The industry body, which represents a number of local builders and contractors, has made a submission on the Island Development Plan review.

Planners are currently considering the various responses to the consultation.

The GBTEA canvassed its members on the proposed changes, which intend to improve the rate at which new houses can be delivered.

The association said it fully endorsed this idea, but members raised concerns about how the planners aimed to do this.

‘There are some positives in the proposed changes, but taken as a whole we do not believe that they will deliver the additional housing, particularly in the private housing sector that is intended,’ it said.

In the private market, the review said that there was already sufficient land to develop more than 2,000 units – significantly more than was believed to be needed – so the Development & Planning Authority has not proposed to allocate any additional land specifically for private housing.

But the GBTEA said it was not that simple.

‘To get homes built the DPA needs to look past the zoning of sites and look at the landowners, many of the currently zoned housing sites are in multiple ownership and require the many owners to agree to get anything done,’ it said.

‘This rarely happens.

‘There are also large pockets of this land owned by companies that simply won’t develop it at pace as they will saturate their own market.

‘The homes will get built slowly to keep prices high.’

In the proposals the DPA recognised that not all land allocated for private housing would come forward for development, but said that encouraging the delivery of housing would fall within the remit of other States committees.

The GBTEA said action was needed.

‘Our members have proposed one solution, that would be for the review to look at smaller, more deliverable sites, spread around the island,’ it stated.

‘Sites that can be brought forward by small to medium-size building firms, with manageable levels of finance.
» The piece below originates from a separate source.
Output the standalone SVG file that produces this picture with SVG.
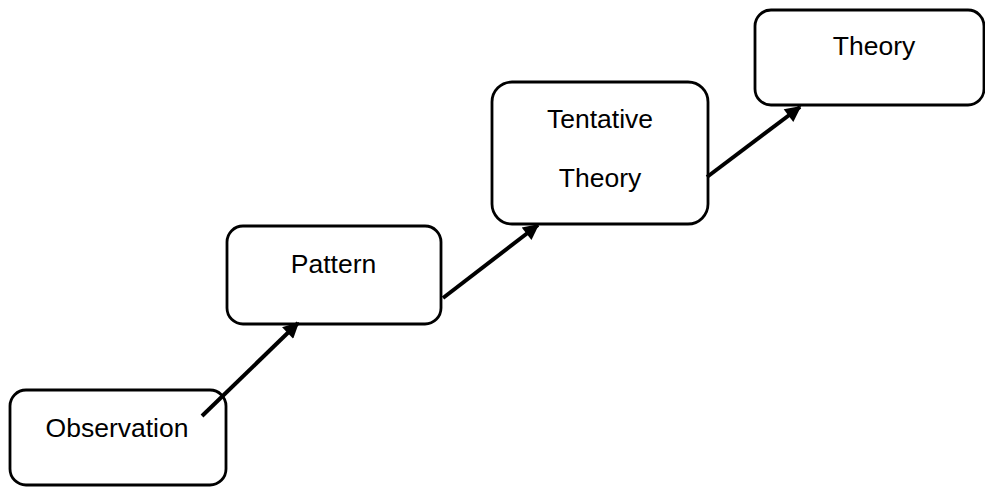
<svg xmlns="http://www.w3.org/2000/svg" width="985" height="487" viewBox="0 0 985 487">
  <style>
    .box { fill: #ffffff; stroke: #000000; stroke-width: 2.8; }
    .label { font-family: "Liberation Sans", Arial, sans-serif; font-size: 26.5px; fill: #000000; text-anchor: middle; }
    .edge { stroke: #000000; stroke-width: 4; fill: none; marker-end: url(#arrow); }
  </style>
  <defs>
    <marker id="arrow" viewBox="0 0 10 10" refX="9" refY="5" markerWidth="4.6" markerHeight="4" markerUnits="strokeWidth" orient="auto">
      <path d="M0,0 L10,5 L0,10 z" fill="#000000"/>
    </marker>
  </defs>
  <rect width="985" height="487" fill="#ffffff"/>

  <g id="observation">
    <rect class="box" x="10" y="390" width="216" height="95" rx="16" ry="16"/>
    <text class="label" x="117" y="437">Observation</text>
  </g>

  <g id="pattern">
    <rect class="box" x="227" y="226" width="214" height="98" rx="16" ry="16"/>
    <text class="label" x="333.5" y="273">Pattern</text>
  </g>

  <g id="tentative-theory">
    <rect class="box" x="492" y="82" width="216" height="142" rx="20" ry="20"/>
    <text class="label" x="600" y="128">Tentative</text>
    <text class="label" x="600" y="187">Theory</text>
  </g>

  <g id="theory">
    <rect class="box" x="755" y="10" width="229" height="95" rx="16" ry="16"/>
    <text class="label" x="874" y="55">Theory</text>
  </g>

  <g id="connectors">
    <line class="edge" x1="202" y1="416" x2="298" y2="323"/>
    <line class="edge" x1="443" y1="298" x2="538" y2="225"/>
    <line class="edge" x1="707" y1="177" x2="800" y2="107"/>
  </g>
</svg>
Not sites of many hundred homes that require tens of millions in funding and massive infrastructure.’

Currently new housing is focused in the main centres – Town and the Bridge – or local centres, such as St Peter’s village, Cobo and St Martin’s village.

There had been some expectation that an extra local centre might be created in the planners’ proposals, but instead the draft only made the L’Aumone centre larger, to include the Castel Hospital, and six sites in or around the centres were allocated for affordable housing.

The association said one way of creating more private housing was slightly expanding the limits of the current local centres and possibly adding an additional one at Perelle.

But tweaking the Island Development Plan may not be enough.

‘The solution to releasing sites and kick-starting additional house building is likely to require more than just changes to the IDP.

‘Some of the larger identified sites in the north of the island are owned by the States, perhaps portions of these could be offered for sale to private developers in small lots, capable of holding 10 to 25 units.’

The submission mirrored some comments in the response of the Guernsey Construction Forum, which was also worried that the plan would not deliver enough private housing.